● **Available data**
══════════

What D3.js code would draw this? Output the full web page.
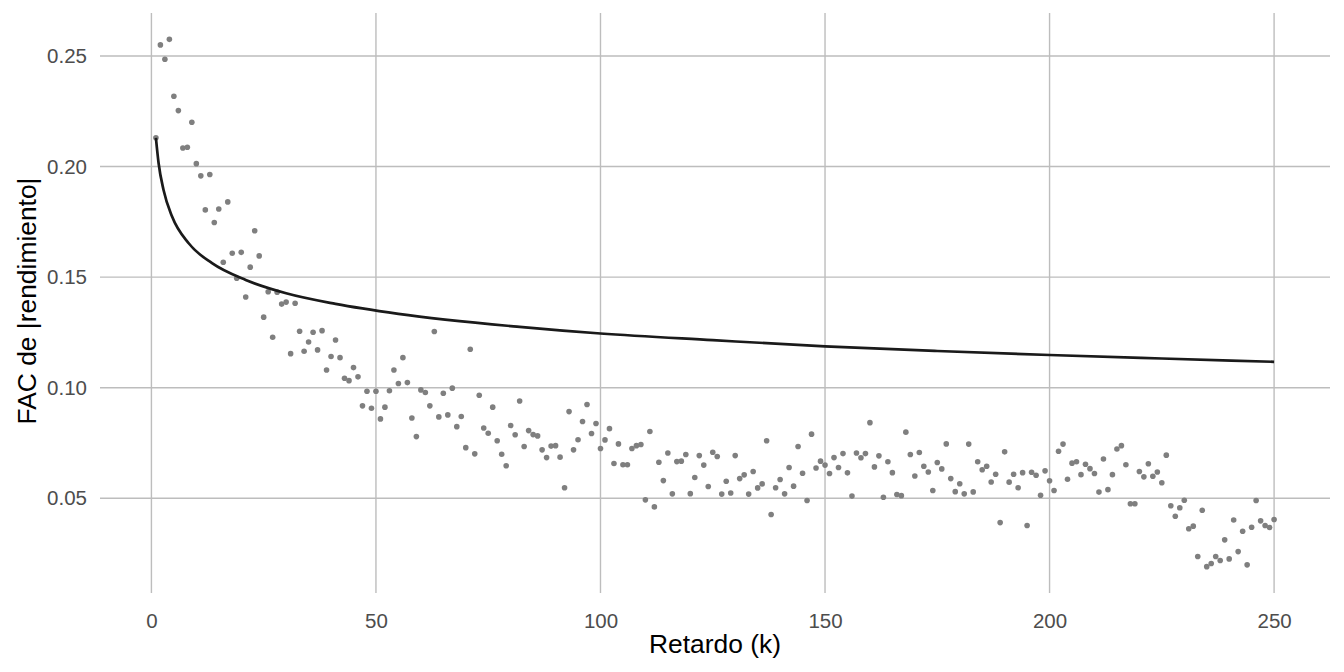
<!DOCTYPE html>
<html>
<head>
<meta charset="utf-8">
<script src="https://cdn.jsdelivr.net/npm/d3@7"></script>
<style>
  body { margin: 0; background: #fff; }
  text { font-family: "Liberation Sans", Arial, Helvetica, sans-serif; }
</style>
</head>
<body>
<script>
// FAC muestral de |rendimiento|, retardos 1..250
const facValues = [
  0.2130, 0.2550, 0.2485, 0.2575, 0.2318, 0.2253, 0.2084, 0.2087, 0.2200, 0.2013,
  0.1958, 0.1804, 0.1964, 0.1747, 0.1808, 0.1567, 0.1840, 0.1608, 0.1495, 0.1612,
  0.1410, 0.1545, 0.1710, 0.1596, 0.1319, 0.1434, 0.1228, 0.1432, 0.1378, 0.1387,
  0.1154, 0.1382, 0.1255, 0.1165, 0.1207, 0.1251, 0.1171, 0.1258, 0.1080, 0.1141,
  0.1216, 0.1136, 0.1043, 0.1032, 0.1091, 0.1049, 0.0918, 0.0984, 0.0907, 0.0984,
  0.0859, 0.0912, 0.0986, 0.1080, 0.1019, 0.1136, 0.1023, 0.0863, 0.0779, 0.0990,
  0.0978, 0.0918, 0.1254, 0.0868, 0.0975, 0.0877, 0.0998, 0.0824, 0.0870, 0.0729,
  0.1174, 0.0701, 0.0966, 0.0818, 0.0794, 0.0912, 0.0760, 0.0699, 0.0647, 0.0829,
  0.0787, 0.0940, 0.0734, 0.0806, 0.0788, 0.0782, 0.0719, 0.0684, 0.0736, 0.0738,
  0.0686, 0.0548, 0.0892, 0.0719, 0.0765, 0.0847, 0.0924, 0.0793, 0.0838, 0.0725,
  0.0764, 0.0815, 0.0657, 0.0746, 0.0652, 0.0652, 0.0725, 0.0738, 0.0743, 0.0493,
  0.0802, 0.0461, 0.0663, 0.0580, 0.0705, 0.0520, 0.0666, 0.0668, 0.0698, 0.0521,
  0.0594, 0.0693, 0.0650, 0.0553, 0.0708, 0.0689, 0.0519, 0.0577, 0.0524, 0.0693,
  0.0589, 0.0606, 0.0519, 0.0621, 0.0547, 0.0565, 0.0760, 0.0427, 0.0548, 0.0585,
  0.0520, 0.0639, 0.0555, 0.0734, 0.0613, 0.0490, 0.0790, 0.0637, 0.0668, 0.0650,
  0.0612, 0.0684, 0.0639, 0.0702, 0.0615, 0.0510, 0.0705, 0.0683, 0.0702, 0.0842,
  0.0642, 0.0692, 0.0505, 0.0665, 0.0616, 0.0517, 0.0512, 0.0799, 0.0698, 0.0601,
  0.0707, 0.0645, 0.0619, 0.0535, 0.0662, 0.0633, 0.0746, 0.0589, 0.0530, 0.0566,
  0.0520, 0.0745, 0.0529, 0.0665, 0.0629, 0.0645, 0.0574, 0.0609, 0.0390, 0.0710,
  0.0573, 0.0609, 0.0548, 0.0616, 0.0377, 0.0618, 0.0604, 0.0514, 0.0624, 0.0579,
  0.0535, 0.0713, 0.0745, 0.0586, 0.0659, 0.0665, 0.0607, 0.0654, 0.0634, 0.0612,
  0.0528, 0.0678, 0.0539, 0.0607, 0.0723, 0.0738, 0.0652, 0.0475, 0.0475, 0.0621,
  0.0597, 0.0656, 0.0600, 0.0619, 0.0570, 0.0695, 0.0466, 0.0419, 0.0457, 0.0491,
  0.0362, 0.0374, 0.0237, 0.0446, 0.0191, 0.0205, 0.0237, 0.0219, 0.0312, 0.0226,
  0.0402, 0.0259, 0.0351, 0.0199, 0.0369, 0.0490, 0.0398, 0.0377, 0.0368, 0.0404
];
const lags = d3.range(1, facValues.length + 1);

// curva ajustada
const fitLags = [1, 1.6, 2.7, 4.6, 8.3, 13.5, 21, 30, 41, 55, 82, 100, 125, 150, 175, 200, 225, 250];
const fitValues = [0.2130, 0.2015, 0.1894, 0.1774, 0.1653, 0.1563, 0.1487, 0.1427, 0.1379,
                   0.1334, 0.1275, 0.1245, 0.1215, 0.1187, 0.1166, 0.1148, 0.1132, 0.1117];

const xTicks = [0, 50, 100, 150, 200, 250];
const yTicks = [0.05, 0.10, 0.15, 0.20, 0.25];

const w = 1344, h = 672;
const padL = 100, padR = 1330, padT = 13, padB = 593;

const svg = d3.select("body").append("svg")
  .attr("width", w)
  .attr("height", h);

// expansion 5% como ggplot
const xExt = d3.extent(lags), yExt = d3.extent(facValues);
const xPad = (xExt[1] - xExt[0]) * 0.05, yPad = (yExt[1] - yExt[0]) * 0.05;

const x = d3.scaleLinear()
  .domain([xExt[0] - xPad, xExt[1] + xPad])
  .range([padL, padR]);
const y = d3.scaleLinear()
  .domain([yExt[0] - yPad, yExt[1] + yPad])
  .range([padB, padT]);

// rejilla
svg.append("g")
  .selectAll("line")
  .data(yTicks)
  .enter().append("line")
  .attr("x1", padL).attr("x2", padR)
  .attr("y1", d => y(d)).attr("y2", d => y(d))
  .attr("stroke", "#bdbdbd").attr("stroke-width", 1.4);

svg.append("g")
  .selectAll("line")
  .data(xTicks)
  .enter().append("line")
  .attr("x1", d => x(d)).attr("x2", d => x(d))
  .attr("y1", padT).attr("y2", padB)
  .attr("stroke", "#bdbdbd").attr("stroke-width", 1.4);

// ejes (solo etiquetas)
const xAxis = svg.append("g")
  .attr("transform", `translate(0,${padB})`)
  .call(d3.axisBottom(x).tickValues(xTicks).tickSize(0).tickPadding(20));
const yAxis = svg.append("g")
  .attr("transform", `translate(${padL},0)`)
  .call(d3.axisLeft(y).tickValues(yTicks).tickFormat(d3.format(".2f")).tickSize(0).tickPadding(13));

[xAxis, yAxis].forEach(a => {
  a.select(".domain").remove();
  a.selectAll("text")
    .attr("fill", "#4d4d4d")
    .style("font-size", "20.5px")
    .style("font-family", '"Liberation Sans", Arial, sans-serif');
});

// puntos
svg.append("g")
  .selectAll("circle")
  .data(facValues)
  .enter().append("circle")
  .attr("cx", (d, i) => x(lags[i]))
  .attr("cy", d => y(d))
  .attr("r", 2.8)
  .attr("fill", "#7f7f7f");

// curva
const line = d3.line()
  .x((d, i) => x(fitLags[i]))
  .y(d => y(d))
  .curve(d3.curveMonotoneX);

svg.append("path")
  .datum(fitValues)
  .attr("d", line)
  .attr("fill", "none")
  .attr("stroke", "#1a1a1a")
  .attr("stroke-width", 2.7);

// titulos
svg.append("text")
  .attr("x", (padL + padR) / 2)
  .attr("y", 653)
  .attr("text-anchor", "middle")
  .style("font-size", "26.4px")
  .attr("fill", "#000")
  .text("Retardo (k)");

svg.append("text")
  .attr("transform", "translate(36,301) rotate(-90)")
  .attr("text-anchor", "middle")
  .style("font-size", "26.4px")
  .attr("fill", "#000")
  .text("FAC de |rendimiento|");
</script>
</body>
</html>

══════════

All of the lines above should be printed exactly, minus the pictures.

What D3.js code would draw this? Output the full web page.
<!DOCTYPE html>
<html>
<head>
<meta charset="utf-8">
<script src="https://cdn.jsdelivr.net/npm/d3@7"></script>
<style>
  body { margin: 0; background: #fff; }
  text { font-family: "Liberation Sans", Arial, Helvetica, sans-serif; }
</style>
</head>
<body>
<script>
// FAC muestral de |rendimiento|, retardos 1..250
const facValues = [
  0.2130, 0.2550, 0.2485, 0.2575, 0.2318, 0.2253, 0.2084, 0.2087, 0.2200, 0.2013,
  0.1958, 0.1804, 0.1964, 0.1747, 0.1808, 0.1567, 0.1840, 0.1608, 0.1495, 0.1612,
  0.1410, 0.1545, 0.1710, 0.1596, 0.1319, 0.1434, 0.1228, 0.1432, 0.1378, 0.1387,
  0.1154, 0.1382, 0.1255, 0.1165, 0.1207, 0.1251, 0.1171, 0.1258, 0.1080, 0.1141,
  0.1216, 0.1136, 0.1043, 0.1032, 0.1091, 0.1049, 0.0918, 0.0984, 0.0907, 0.0984,
  0.0859, 0.0912, 0.0986, 0.1080, 0.1019, 0.1136, 0.1023, 0.0863, 0.0779, 0.0990,
  0.0978, 0.0918, 0.1254, 0.0868, 0.0975, 0.0877, 0.0998, 0.0824, 0.0870, 0.0729,
  0.1174, 0.0701, 0.0966, 0.0818, 0.0794, 0.0912, 0.0760, 0.0699, 0.0647, 0.0829,
  0.0787, 0.0940, 0.0734, 0.0806, 0.0788, 0.0782, 0.0719, 0.0684, 0.0736, 0.0738,
  0.0686, 0.0548, 0.0892, 0.0719, 0.0765, 0.0847, 0.0924, 0.0793, 0.0838, 0.0725,
  0.0764, 0.0815, 0.0657, 0.0746, 0.0652, 0.0652, 0.0725, 0.0738, 0.0743, 0.0493,
  0.0802, 0.0461, 0.0663, 0.0580, 0.0705, 0.0520, 0.0666, 0.0668, 0.0698, 0.0521,
  0.0594, 0.0693, 0.0650, 0.0553, 0.0708, 0.0689, 0.0519, 0.0577, 0.0524, 0.0693,
  0.0589, 0.0606, 0.0519, 0.0621, 0.0547, 0.0565, 0.0760, 0.0427, 0.0548, 0.0585,
  0.0520, 0.0639, 0.0555, 0.0734, 0.0613, 0.0490, 0.0790, 0.0637, 0.0668, 0.0650,
  0.0612, 0.0684, 0.0639, 0.0702, 0.0615, 0.0510, 0.0705, 0.0683, 0.0702, 0.0842,
  0.0642, 0.0692, 0.0505, 0.0665, 0.0616, 0.0517, 0.0512, 0.0799, 0.0698, 0.0601,
  0.0707, 0.0645, 0.0619, 0.0535, 0.0662, 0.0633, 0.0746, 0.0589, 0.0530, 0.0566,
  0.0520, 0.0745, 0.0529, 0.0665, 0.0629, 0.0645, 0.0574, 0.0609, 0.0390, 0.0710,
  0.0573, 0.0609, 0.0548, 0.0616, 0.0377, 0.0618, 0.0604, 0.0514, 0.0624, 0.0579,
  0.0535, 0.0713, 0.0745, 0.0586, 0.0659, 0.0665, 0.0607, 0.0654, 0.0634, 0.0612,
  0.0528, 0.0678, 0.0539, 0.0607, 0.0723, 0.0738, 0.0652, 0.0475, 0.0475, 0.0621,
  0.0597, 0.0656, 0.0600, 0.0619, 0.0570, 0.0695, 0.0466, 0.0419, 0.0457, 0.0491,
  0.0362, 0.0374, 0.0237, 0.0446, 0.0191, 0.0205, 0.0237, 0.0219, 0.0312, 0.0226,
  0.0402, 0.0259, 0.0351, 0.0199, 0.0369, 0.0490, 0.0398, 0.0377, 0.0368, 0.0404
];
const lags = d3.range(1, facValues.length + 1);

// curva ajustada
const fitLags = [1, 1.6, 2.7, 4.6, 8.3, 13.5, 21, 30, 41, 55, 82, 100, 125, 150, 175, 200, 225, 250];
const fitValues = [0.2130, 0.2015, 0.1894, 0.1774, 0.1653, 0.1563, 0.1487, 0.1427, 0.1379,
                   0.1334, 0.1275, 0.1245, 0.1215, 0.1187, 0.1166, 0.1148, 0.1132, 0.1117];

const xTicks = [0, 50, 100, 150, 200, 250];
const yTicks = [0.05, 0.10, 0.15, 0.20, 0.25];

const w = 1344, h = 672;
const padL = 100, padR = 1330, padT = 13, padB = 593;

const svg = d3.select("body").append("svg")
  .attr("width", w)
  .attr("height", h);

// expansion 5% como ggplot
const xExt = d3.extent(lags), yExt = d3.extent(facValues);
const xPad = (xExt[1] - xExt[0]) * 0.05, yPad = (yExt[1] - yExt[0]) * 0.05;

const x = d3.scaleLinear()
  .domain([xExt[0] - xPad, xExt[1] + xPad])
  .range([padL, padR]);
const y = d3.scaleLinear()
  .domain([yExt[0] - yPad, yExt[1] + yPad])
  .range([padB, padT]);

// rejilla
svg.append("g")
  .selectAll("line")
  .data(yTicks)
  .enter().append("line")
  .attr("x1", padL).attr("x2", padR)
  .attr("y1", d => y(d)).attr("y2", d => y(d))
  .attr("stroke", "#bdbdbd").attr("stroke-width", 1.4);

svg.append("g")
  .selectAll("line")
  .data(xTicks)
  .enter().append("line")
  .attr("x1", d => x(d)).attr("x2", d => x(d))
  .attr("y1", padT).attr("y2", padB)
  .attr("stroke", "#bdbdbd").attr("stroke-width", 1.4);

// ejes (solo etiquetas)
const xAxis = svg.append("g")
  .attr("transform", `translate(0,${padB})`)
  .call(d3.axisBottom(x).tickValues(xTicks).tickSize(0).tickPadding(20));
const yAxis = svg.append("g")
  .attr("transform", `translate(${padL},0)`)
  .call(d3.axisLeft(y).tickValues(yTicks).tickFormat(d3.format(".2f")).tickSize(0).tickPadding(13));

[xAxis, yAxis].forEach(a => {
  a.select(".domain").remove();
  a.selectAll("text")
    .attr("fill", "#4d4d4d")
    .style("font-size", "20.5px")
    .style("font-family", '"Liberation Sans", Arial, sans-serif');
});

// puntos
svg.append("g")
  .selectAll("circle")
  .data(facValues)
  .enter().append("circle")
  .attr("cx", (d, i) => x(lags[i]))
  .attr("cy", d => y(d))
  .attr("r", 2.8)
  .attr("fill", "#7f7f7f");

// curva
const line = d3.line()
  .x((d, i) => x(fitLags[i]))
  .y(d => y(d))
  .curve(d3.curveMonotoneX);

svg.append("path")
  .datum(fitValues)
  .attr("d", line)
  .attr("fill", "none")
  .attr("stroke", "#1a1a1a")
  .attr("stroke-width", 2.7);

// titulos
svg.append("text")
  .attr("x", (padL + padR) / 2)
  .attr("y", 653)
  .attr("text-anchor", "middle")
  .style("font-size", "26.4px")
  .attr("fill", "#000")
  .text("Retardo (k)");

svg.append("text")
  .attr("transform", "translate(36,301) rotate(-90)")
  .attr("text-anchor", "middle")
  .style("font-size", "26.4px")
  .attr("fill", "#000")
  .text("FAC de |rendimiento|");
</script>
</body>
</html>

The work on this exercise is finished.